Task requirements:
From the first line of the listing below to the line with "0.053, 0.048, 0.044]", print each line exactly, and nothing more. Leave out the pictures.

Dataset section:
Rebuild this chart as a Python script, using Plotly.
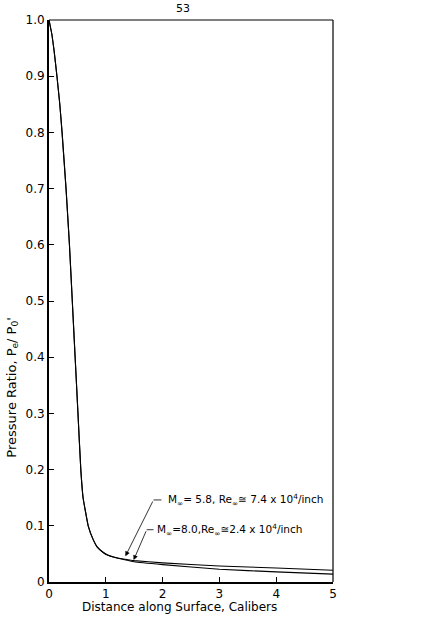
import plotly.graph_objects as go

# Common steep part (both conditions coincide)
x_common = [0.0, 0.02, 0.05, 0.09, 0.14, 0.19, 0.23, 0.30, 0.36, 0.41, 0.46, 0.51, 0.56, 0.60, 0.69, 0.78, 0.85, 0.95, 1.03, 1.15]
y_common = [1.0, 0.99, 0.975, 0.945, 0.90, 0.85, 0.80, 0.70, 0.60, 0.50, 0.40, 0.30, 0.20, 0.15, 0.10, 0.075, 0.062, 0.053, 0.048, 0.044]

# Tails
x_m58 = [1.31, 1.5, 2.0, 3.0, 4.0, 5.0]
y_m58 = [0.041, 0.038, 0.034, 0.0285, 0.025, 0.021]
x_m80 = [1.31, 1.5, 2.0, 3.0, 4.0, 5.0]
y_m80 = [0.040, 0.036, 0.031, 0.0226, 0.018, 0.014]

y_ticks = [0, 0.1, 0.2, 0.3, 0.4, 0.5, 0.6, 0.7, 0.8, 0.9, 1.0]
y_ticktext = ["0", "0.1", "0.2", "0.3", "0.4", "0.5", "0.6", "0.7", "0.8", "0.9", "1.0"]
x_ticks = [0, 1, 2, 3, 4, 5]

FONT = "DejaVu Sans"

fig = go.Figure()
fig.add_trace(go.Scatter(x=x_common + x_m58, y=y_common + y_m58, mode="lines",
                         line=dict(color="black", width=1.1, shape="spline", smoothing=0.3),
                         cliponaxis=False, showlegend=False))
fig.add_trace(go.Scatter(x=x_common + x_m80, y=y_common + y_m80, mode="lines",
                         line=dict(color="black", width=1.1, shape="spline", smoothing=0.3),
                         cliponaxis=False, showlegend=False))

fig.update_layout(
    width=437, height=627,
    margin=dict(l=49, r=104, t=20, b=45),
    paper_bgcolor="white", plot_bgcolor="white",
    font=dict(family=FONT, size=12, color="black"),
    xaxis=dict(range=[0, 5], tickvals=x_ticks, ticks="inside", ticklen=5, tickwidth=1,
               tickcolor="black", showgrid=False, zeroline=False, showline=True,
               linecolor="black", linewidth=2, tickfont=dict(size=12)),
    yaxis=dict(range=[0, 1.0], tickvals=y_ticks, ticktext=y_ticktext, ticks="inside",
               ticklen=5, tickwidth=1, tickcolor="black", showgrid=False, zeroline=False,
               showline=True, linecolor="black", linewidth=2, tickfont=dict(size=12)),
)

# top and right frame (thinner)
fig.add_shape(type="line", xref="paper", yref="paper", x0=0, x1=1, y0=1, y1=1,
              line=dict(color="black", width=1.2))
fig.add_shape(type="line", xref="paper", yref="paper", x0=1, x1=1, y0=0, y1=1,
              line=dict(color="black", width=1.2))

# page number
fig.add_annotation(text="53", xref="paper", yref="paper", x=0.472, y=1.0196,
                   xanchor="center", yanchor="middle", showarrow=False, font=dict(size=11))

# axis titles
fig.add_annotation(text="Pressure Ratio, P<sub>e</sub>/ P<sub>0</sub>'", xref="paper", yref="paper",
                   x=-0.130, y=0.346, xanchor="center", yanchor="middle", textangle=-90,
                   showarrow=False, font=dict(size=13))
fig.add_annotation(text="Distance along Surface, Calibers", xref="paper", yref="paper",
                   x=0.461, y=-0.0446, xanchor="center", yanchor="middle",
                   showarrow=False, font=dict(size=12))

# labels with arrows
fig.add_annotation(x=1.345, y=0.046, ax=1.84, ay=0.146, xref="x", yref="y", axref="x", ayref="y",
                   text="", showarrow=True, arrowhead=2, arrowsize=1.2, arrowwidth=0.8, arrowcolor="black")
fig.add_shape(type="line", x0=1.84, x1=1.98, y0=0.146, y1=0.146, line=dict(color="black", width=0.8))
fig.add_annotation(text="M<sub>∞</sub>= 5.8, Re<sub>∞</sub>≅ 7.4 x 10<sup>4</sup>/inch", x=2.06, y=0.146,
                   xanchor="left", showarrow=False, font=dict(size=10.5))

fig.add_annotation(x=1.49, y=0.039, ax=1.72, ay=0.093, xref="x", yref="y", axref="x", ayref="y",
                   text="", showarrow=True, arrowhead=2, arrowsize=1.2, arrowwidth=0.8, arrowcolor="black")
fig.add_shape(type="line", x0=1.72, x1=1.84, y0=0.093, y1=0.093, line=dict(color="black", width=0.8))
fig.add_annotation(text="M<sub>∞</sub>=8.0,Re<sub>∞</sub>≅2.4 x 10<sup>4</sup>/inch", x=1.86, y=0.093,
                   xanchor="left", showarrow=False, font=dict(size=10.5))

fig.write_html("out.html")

Full response:
Rebuild this chart as a Python script, using Plotly.
import plotly.graph_objects as go

# Common steep part (both conditions coincide)
x_common = [0.0, 0.02, 0.05, 0.09, 0.14, 0.19, 0.23, 0.30, 0.36, 0.41, 0.46, 0.51, 0.56, 0.60, 0.69, 0.78, 0.85, 0.95, 1.03, 1.15]
y_common = [1.0, 0.99, 0.975, 0.945, 0.90, 0.85, 0.80, 0.70, 0.60, 0.50, 0.40, 0.30, 0.20, 0.15, 0.10, 0.075, 0.062, 0.053, 0.048, 0.044]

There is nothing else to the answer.